··· Given information

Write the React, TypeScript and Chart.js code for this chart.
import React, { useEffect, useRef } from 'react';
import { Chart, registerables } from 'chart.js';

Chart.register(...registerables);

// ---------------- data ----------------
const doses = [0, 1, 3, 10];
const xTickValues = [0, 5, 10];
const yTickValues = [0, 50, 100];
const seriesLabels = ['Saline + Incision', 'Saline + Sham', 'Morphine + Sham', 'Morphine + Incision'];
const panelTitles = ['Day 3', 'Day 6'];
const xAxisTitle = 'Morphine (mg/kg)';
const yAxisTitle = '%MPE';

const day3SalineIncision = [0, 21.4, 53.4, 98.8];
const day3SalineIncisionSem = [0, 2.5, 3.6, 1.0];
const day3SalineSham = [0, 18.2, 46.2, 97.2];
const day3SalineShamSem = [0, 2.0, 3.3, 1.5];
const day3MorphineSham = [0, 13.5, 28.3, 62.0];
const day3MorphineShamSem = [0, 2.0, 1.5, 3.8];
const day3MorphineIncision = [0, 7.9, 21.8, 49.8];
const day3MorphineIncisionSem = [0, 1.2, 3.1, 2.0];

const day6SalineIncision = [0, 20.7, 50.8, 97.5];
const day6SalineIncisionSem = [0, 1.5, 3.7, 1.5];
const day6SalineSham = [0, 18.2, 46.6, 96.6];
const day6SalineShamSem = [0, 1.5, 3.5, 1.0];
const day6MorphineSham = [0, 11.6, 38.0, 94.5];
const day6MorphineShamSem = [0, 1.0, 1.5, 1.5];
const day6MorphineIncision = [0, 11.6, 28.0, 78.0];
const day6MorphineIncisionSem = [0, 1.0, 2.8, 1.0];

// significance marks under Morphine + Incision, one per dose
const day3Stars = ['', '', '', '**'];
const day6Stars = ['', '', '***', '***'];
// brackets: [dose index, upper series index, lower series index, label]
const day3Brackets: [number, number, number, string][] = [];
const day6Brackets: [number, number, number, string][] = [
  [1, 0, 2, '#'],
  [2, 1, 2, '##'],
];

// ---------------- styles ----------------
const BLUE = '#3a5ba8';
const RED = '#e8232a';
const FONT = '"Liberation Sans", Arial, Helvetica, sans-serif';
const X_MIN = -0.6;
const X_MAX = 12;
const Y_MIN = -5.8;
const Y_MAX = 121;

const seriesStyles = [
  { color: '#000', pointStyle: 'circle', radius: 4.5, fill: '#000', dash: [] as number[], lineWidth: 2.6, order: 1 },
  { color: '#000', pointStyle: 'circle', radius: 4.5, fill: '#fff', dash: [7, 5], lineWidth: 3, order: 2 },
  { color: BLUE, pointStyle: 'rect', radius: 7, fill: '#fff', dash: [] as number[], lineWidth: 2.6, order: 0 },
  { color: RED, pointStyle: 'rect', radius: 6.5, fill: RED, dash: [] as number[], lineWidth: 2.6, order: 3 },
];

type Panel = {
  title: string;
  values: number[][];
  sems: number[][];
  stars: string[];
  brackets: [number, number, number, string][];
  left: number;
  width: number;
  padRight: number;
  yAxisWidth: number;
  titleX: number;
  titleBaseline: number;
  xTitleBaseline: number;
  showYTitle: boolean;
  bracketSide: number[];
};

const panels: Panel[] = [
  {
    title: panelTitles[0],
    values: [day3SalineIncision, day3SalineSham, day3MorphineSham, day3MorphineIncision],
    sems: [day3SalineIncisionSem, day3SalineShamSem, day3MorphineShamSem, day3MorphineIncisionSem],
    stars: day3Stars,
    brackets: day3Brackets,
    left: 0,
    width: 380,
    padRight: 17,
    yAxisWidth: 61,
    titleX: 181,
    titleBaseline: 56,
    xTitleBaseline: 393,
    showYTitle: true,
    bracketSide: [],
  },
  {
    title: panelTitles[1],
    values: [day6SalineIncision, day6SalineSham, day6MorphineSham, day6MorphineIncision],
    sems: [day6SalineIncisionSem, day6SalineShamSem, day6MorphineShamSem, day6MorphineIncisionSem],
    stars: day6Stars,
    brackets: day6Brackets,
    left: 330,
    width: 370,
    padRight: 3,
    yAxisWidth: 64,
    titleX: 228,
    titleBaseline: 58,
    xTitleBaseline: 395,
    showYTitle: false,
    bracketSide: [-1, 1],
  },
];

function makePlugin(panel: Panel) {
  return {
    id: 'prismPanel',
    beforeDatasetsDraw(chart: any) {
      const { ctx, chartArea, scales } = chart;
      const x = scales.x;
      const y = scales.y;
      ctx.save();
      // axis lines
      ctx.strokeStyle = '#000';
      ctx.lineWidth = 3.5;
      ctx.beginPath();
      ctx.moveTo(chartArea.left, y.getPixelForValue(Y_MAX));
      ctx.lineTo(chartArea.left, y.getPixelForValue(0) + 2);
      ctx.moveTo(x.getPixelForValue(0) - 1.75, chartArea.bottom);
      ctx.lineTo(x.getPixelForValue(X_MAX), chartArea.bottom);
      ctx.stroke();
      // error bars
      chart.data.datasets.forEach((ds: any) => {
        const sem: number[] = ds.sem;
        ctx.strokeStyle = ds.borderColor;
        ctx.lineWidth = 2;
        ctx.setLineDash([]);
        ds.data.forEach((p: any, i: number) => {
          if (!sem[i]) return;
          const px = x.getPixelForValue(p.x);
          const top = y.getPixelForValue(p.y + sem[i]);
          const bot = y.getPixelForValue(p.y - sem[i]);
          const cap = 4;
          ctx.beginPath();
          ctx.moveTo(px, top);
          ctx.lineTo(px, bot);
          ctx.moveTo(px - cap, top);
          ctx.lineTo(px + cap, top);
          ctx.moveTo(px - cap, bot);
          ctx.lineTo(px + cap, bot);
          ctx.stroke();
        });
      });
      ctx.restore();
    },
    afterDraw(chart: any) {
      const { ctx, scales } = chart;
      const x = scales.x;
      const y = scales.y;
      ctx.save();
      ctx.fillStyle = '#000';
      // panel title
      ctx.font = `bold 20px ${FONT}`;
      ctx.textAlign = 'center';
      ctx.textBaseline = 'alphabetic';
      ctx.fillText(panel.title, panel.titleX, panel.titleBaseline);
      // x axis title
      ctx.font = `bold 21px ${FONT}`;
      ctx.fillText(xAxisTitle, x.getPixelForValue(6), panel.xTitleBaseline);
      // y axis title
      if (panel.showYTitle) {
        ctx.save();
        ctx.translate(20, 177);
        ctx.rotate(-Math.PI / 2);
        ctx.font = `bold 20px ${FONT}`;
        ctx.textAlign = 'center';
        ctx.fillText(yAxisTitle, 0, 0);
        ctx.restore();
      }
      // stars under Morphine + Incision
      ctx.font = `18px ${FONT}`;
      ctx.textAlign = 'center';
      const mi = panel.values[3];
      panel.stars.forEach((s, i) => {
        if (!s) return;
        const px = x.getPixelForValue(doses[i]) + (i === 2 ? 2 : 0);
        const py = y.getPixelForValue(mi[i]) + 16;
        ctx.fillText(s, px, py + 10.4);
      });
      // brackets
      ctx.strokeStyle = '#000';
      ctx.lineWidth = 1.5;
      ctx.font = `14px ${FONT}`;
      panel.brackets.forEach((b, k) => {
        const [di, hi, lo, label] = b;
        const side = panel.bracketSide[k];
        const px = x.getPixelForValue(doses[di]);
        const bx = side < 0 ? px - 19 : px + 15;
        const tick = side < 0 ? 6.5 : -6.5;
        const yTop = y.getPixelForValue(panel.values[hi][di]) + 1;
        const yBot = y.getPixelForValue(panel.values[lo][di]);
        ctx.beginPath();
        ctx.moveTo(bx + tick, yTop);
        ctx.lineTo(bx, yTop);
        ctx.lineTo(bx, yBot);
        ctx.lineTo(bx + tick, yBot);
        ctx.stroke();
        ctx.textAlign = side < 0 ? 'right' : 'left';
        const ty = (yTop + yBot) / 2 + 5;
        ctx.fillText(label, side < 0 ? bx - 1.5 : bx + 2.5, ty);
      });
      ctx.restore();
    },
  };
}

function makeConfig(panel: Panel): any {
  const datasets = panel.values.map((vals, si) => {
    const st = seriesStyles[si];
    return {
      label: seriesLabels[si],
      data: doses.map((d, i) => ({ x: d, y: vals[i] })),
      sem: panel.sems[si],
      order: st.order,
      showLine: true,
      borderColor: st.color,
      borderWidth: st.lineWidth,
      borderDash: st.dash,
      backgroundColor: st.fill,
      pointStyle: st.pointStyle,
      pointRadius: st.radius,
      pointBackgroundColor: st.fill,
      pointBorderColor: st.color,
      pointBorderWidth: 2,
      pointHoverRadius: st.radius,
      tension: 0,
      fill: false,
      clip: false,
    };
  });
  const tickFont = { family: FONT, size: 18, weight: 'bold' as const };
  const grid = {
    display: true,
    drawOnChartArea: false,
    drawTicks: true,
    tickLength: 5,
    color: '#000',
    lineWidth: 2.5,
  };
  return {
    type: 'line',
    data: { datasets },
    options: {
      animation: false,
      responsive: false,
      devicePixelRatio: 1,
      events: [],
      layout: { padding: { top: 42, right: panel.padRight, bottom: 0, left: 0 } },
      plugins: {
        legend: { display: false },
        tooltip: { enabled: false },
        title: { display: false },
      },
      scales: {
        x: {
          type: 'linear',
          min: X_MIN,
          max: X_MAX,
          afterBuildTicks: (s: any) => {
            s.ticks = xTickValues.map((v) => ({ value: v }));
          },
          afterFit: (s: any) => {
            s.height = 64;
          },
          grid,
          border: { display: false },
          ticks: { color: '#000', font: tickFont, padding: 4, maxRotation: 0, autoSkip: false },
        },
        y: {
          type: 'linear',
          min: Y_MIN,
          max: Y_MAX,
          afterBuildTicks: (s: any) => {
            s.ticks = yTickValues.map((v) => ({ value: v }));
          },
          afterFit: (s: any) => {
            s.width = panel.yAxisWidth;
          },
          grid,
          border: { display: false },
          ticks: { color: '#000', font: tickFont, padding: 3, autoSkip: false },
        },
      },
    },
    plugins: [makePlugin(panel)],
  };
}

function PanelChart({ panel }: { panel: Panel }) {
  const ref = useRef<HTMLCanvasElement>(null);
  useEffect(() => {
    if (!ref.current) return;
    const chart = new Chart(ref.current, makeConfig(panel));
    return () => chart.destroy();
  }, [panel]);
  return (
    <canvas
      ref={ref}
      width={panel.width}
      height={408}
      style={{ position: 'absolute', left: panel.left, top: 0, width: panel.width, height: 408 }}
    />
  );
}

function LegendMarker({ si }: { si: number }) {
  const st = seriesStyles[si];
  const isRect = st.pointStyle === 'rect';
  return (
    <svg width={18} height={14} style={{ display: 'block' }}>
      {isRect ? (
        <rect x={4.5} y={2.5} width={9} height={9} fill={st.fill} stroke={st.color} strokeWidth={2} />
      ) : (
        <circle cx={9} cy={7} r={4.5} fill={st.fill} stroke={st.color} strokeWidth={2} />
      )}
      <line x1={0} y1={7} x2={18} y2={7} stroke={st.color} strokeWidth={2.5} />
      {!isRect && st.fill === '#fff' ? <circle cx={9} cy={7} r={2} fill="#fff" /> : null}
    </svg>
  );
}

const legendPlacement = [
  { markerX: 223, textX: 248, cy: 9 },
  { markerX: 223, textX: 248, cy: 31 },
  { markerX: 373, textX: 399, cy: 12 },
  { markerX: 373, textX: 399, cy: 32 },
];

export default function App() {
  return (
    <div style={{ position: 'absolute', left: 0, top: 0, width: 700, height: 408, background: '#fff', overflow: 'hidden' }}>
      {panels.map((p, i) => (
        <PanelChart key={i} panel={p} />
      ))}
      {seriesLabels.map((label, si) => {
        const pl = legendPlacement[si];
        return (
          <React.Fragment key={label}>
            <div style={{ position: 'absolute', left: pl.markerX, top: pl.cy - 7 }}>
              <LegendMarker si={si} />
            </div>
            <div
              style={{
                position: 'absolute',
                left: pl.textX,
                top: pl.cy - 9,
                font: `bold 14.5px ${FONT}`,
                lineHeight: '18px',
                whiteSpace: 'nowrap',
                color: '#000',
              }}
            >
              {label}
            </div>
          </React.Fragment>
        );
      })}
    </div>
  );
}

······

Retype only the lines running from the top of the listing to the line that holds "Chart.register(...registerables);", both ends included.

**Worked answer:**
Write the React, TypeScript and Chart.js code for this chart.
import React, { useEffect, useRef } from 'react';
import { Chart, registerables } from 'chart.js';

Chart.register(...registerables);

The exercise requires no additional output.